The General Assembly is back in session Tuesday and one piece of legislation that is likely to pass out this week is a “three-strike” law for towns and utilities that run municipal or rural sewer systems.
Under the bill, any wastewater utility that has three spills of 5,000 gallons within a 12-month period (per every 100 miles of pipe) would have to undergo a thorough audit by the state’s environmental agency. The audit would then order a plan to minimize any future spills.
Under current law, utilities only have to report spills; there is no penalty. “We wanted to stop chronic spills from occurring and entering our waterways and drinking water,” said state Rep. Mike Pitts (R-Laurens), who sponsored the bill.
The language was a compromise between conservation groups and the utilities. “The majority of wastewater treatment facilities are doing a good job and do not have repeated spills,” said Debbie Parker, program director of the Conservation Voters of South Carolina, “But there are a handful, unfortunately, who have.”
According to the state Department of Health and Environmental Control’s website, 35 spills of 5,000 gallons or more have occurred in South Carolina over the past six months. However, the environmental group Upstate Forever says most of those spills happen to about 10 percent of the state’s utilities. More than half of the state’s 531 municipal waste systems have not had problems, the group says.
“Everybody thinks that this would actually attack the smaller municipalities,” Pitts said, “But the actual violators that commit the continual problems are the big boys.”
Patrick Jackson is executive vice president of the South Carolina Rural Water Association, a nonprofit group that helps small utilities set up their sewer systems. He says the biggest problem is that many municipal utilities lack the funding to upgrade their sewage system.
“Some of these systems were installed fifty-plus years ago,” Jackson said, “You’re trying to meet 2012 regulations with 1920s infrastructure. It makes it difficult.”
According to DHEC, two of the biggest spills since last summer (each about 380,000 gallons) occurred in Summerville. The cities of Columbia, Florence, and Laurens also have chronic wastewater problems.

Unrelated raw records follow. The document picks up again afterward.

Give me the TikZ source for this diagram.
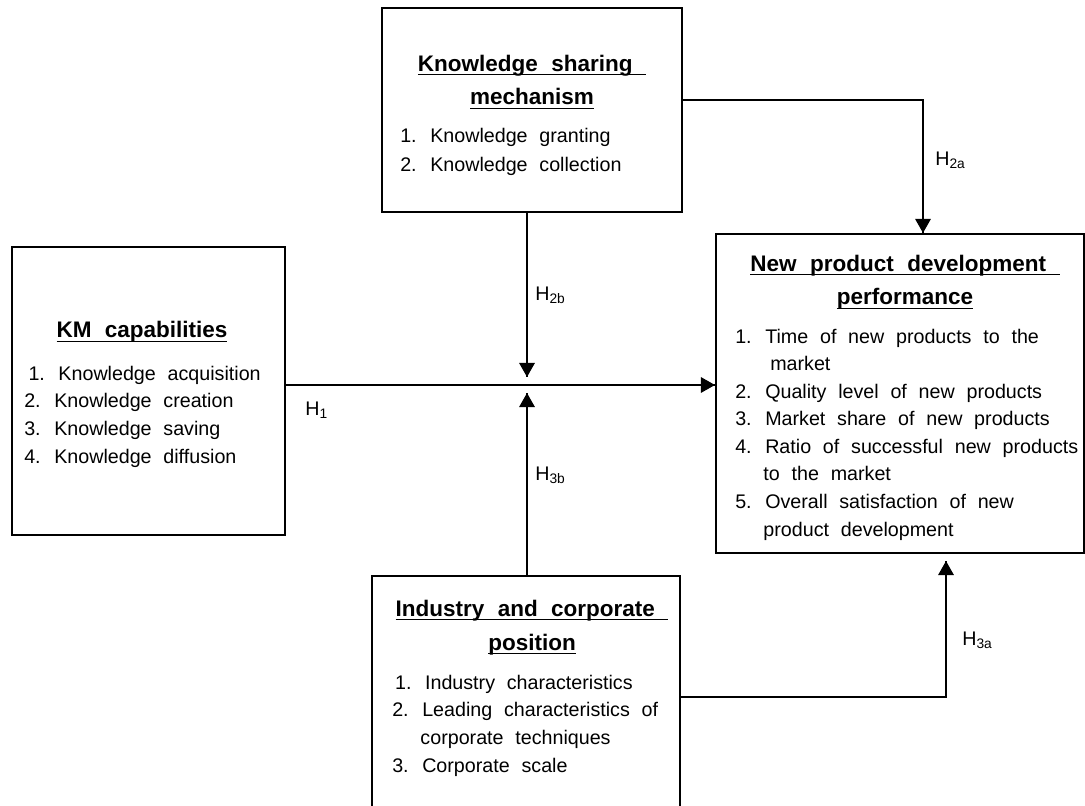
\documentclass[tikz,border=0pt]{standalone}
\usepackage{fontspec}
\setmainfont[WordSpace=2.15]{Liberation Sans}
\usetikzlibrary{arrows.meta}
\usetikzlibrary{decorations.markings}
\newcommand{\titleul}[1]{\setbox0=\hbox{#1}\leavevmode\rlap{\rule[-3pt]{\wd0}{0.8pt}}\copy0}
\tikzset{hyparrow/.style = {line width=1.2pt, decoration={markings,
                                  mark=at position 1 with {\arrow{Triangle[length=10pt,width=11pt]}}},
                      postaction={decorate}}}
\tikzset{varbox/.style={draw, line width=1.4pt, rectangle, inner sep=0}}
\tikzset{vartitle/.style={font=\fontsize{16}{24}\selectfont\bfseries, align=center, inner sep=0, anchor=base}}
\tikzset{varlist/.style={font=\fontsize{14}{19.6}\selectfont, align=left, inner sep=0, anchor=base west}}
\tikzset{hlabel/.style={font=\fontsize{14}{16}\selectfont, inner sep=0, anchor=west}}

\begin{document}
\begin{tikzpicture}[x=0.025cm, y=-0.025cm]
      \useasboundingbox (0,0) rectangle (1085,806);

      \node [varbox, minimum width=7.5cm, minimum height=5.1cm] (ksm) at (532,110) {};
      \node [varbox, minimum width=6.825cm, minimum height=7.2cm] (km) at (148.5,391) {};
      \node [varbox, minimum width=9.2cm, minimum height=7.975cm] (npd) at (900,393.5) {};
      \node [varbox, minimum width=7.7cm, minimum height=5.9cm] (icp) at (526,694) {};

      \node [vartitle] (ksmtitle) at (532,105) {\titleul{Knowledge sharing\ }\\ \titleul{mechanism}};
      \node [varlist] (ksmlist) at (400,172) {1. Knowledge granting\\[1.5pt] 2. Knowledge collection};

      \node [vartitle] (kmtitle) at (142,338) {\titleul{KM capabilities}};
      \node [varlist] (kmlist) at (24,463) {\hspace*{3pt}1. Knowledge acquisition\\ 2. Knowledge creation\\
                                             3. Knowledge saving\\ 4. Knowledge diffusion};

      \node [vartitle] (npdtitle) at (905,305) {\titleul{New product development\ }\\ \titleul{performance}};
      \node [varlist] (npdlist) at (735,536) {1. Time of new products to the\\ \hspace*{0.875cm}market\\
                                               2. Quality level of new products\\ 3. Market share of new products\\
                                               4. Ratio of successful new products\\ \phantom{4.}\ to the market\\
                                               5. Overall satisfaction of new\\ \phantom{5.}\ product development};

      \node [vartitle] (icptitle) at (532,650) {\titleul{Industry and corporate\ }\\ \titleul{position}};
      \node [varlist] (icplist) at (392,772) {\hspace*{2pt}1. Industry characteristics\\ 2. Leading characteristics of\\
                                               \phantom{2.}\ corporate techniques\\ 3. Corporate scale};

      \coordinate (h1line) at (527,385);
      \coordinate (h2bend) at (527,377);
      \coordinate (h3bend) at (527,393);
      \coordinate (h2acorner) at (923,100);
      \coordinate (h3acorner) at (946,697);
      \coordinate (h3atip) at (946,561);

      \draw [hyparrow] (km.east |- h1line) -- (npd.west |- h1line);
      \draw [hyparrow] (h2bend |- ksm.south) -- (h2bend);
      \draw [hyparrow] (h3bend |- icp.north) -- (h3bend);
      \draw [hyparrow] (ksm.east |- h2acorner) -- (h2acorner) -- (h2acorner |- npd.north);
      \draw [hyparrow] (icp.east |- h3acorner) -- (h3acorner) -- (h3atip);

      \node [hlabel] (h1) at (305,410) {H\textsubscript{1}};
      \node [hlabel] (h2a) at (935,160) {H\textsubscript{2a}};
      \node [hlabel] (h2b) at (535,295) {H\textsubscript{2b}};
      \node [hlabel] (h3a) at (962,640) {H\textsubscript{3a}};
      \node [hlabel] (h3b) at (535,475) {H\textsubscript{3b}};
    \end{tikzpicture}
\end{document}
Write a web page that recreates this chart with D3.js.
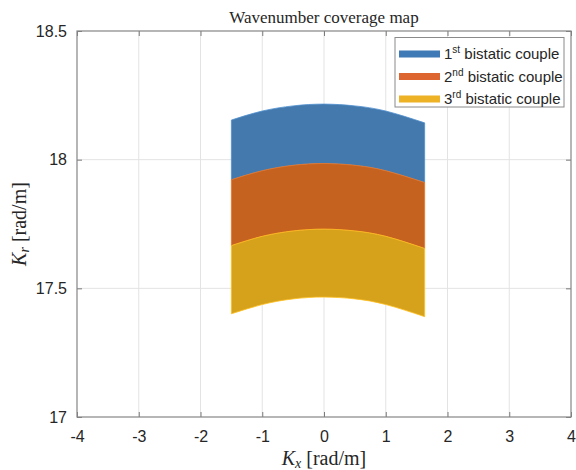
<!DOCTYPE html>
<html>
<head>
<meta charset="UTF-8">
<title>Wavenumber coverage map</title>
<script src="https://d3js.org/d3.v7.min.js"></script>
<style>
  body { margin: 0; background: #fff; }
  .tick text { font-family: "Liberation Sans", Arial, sans-serif; font-size: 16px; fill: #262626; }
  .serif { font-family: "Liberation Serif", "DejaVu Serif", serif; fill: #262626; }
</style>
</head>
<body>
<svg id="chart"></svg>
<script>
// ticks
const xTicks = [-4, -3, -2, -1, 0, 1, 2, 3, 4];
const yTicks = [17, 17.5, 18, 18.5];

// Kx sample positions along each boundary (rad/m)
const kx = [-1.5, -1, -0.5, 0, 0.5, 1, 1.63];

// Kr boundaries (top -> bottom)
const edge0 = [18.154, 18.189, 18.209, 18.216, 18.209, 18.189, 18.143];
const edge1 = [17.922, 17.957, 17.978, 17.985, 17.978, 17.957, 17.911];
const edge2 = [17.666, 17.702, 17.723, 17.730, 17.723, 17.702, 17.655];
const edge3 = [17.401, 17.437, 17.459, 17.466, 17.459, 17.437, 17.390];

const couples = ["1", "2", "3"];
const suffix = ["st", "nd", "rd"];
const fills = ["#4479ad", "#c5621f", "#d6a11b"];
const legendColors = ["#3f7ab6", "#dc6530", "#eeb227"];

const W = 576, H = 470;
const margin = {left: 77, right: 5, top: 31, bottom: 53};

const svg = d3.select("#chart").attr("width", W).attr("height", H);

const x = d3.scaleLinear().domain([-4, 4]).range([margin.left, W - margin.right]);
const y = d3.scaleLinear().domain([17, 18.5]).range([H - margin.bottom, margin.top]);

// grid
svg.append("g").selectAll("line").data(xTicks.slice(1, -1)).join("line")
  .attr("x1", d => x(d)).attr("x2", d => x(d))
  .attr("y1", y(17)).attr("y2", y(18.5))
  .attr("stroke", "#e3e3e3").attr("stroke-width", 1);
svg.append("g").selectAll("line").data(yTicks.slice(1, -1)).join("line")
  .attr("y1", d => y(d)).attr("y2", d => y(d))
  .attr("x1", x(-4)).attr("x2", x(4))
  .attr("stroke", "#e3e3e3").attr("stroke-width", 1);

// bands
const edges = [edge0, edge1, edge2, edge3];
const upper = d3.line().x((d, i) => x(kx[i])).y(d => y(d)).curve(d3.curveNatural);
for (let b = 0; b < 3; b++) {
  const top = edges[b], bot = edges[b + 1];
  const topPath = upper(top);
  const botPts = bot.map((v, i) => [kx[i], v]).reverse();
  const lower = d3.line().x(d => x(d[0])).y(d => y(d[1])).curve(d3.curveNatural)(botPts);
  svg.append("path")
    .attr("d", topPath + "L" + lower.slice(1) + "Z")
    .attr("fill", fills[b])
    .attr("stroke", d3.color(fills[b]).brighter(0.5))
    .attr("stroke-width", 0.8);
}

// axes
const tickLen = 5;
svg.append("g")
  .attr("transform", `translate(0,${y(17)})`)
  .call(d3.axisBottom(x).tickValues(xTicks).tickSize(-tickLen).tickPadding(14).tickFormat(d => String(d)))
  .call(g => g.select(".domain").remove());
svg.append("g")
  .attr("transform", `translate(${x(-4)},0)`)
  .call(d3.axisLeft(y).tickValues(yTicks).tickSize(-tickLen).tickPadding(10).tickFormat(d => d))
  .call(g => g.select(".domain").remove());
svg.append("g")
  .attr("transform", `translate(0,${y(18.5)})`)
  .call(d3.axisTop(x).tickValues(xTicks).tickSize(-tickLen).tickFormat(""))
  .call(g => g.select(".domain").remove());
svg.append("g")
  .attr("transform", `translate(${x(4)},0)`)
  .call(d3.axisRight(y).tickValues(yTicks).tickSize(-tickLen).tickFormat(""))
  .call(g => g.select(".domain").remove());
svg.selectAll(".tick line").attr("stroke", "#7a7a7a");

// box
svg.append("rect")
  .attr("x", x(-4)).attr("y", y(18.5))
  .attr("width", x(4) - x(-4)).attr("height", y(17) - y(18.5))
  .attr("fill", "none").attr("stroke", "#858585").attr("stroke-width", 1.2);

// title and labels
svg.append("text").attr("class", "serif")
  .attr("x", x(0)).attr("y", 23).attr("text-anchor", "middle")
  .attr("font-size", 17).text("Wavenumber coverage map");

const xl = svg.append("text").attr("class", "serif")
  .attr("x", x(0)).attr("y", 465).attr("text-anchor", "middle").attr("font-size", 20);
xl.append("tspan").attr("font-style", "italic").text("K");
xl.append("tspan").attr("font-style", "italic").attr("font-size", 14).attr("dy", 3).text("x");
xl.append("tspan").attr("dy", -3).text(" [rad/m]");

const yl = svg.append("text").attr("class", "serif")
  .attr("transform", `translate(26,${y(17.75)}) rotate(-90)`)
  .attr("text-anchor", "middle").attr("font-size", 20);
yl.append("tspan").attr("font-style", "italic").text("K");
yl.append("tspan").attr("font-style", "italic").attr("font-size", 14).attr("dy", 3).text("r");
yl.append("tspan").attr("dy", -3).text(" [rad/m]");

// legend
const leg = svg.append("g");
leg.append("rect").attr("x", 395).attr("y", 37.5).attr("width", 169).attr("height", 69.5)
  .attr("fill", "#fff").attr("stroke", "#8a8a8a").attr("stroke-width", 1);
couples.forEach((c, i) => {
  const cy = 54 + i * 22.5;
  leg.append("rect").attr("x", 399).attr("y", cy - 3.5).attr("width", 41).attr("height", 7)
    .attr("fill", legendColors[i]);
  const t = leg.append("text").attr("x", 444).attr("y", cy + 5)
    .attr("font-family", "Liberation Sans, Arial, sans-serif").attr("font-size", 15).attr("fill", "#262626");
  t.append("tspan").text(c);
  t.append("tspan").attr("font-size", 10).attr("dy", -6).text(suffix[i]);
  t.append("tspan").attr("dy", 6).text(" bistatic couple");
});
</script>
</body>
</html>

The bill also requires the utilities to notify the public of any spills that exceed 5,000 gallons.
“Unfortunately, I think… the public is unaware of the numbers of water bodies in South Carolina that are polluted,” Parker said, “And a lot of times, people will fish and go swimming in polluted waters and not even realize it.”
The bill has had relatively little opposition in either the House (where it passed unanimously) or the Senate (where it passed 36-2). It could head to the governor’s desk before the end of the week.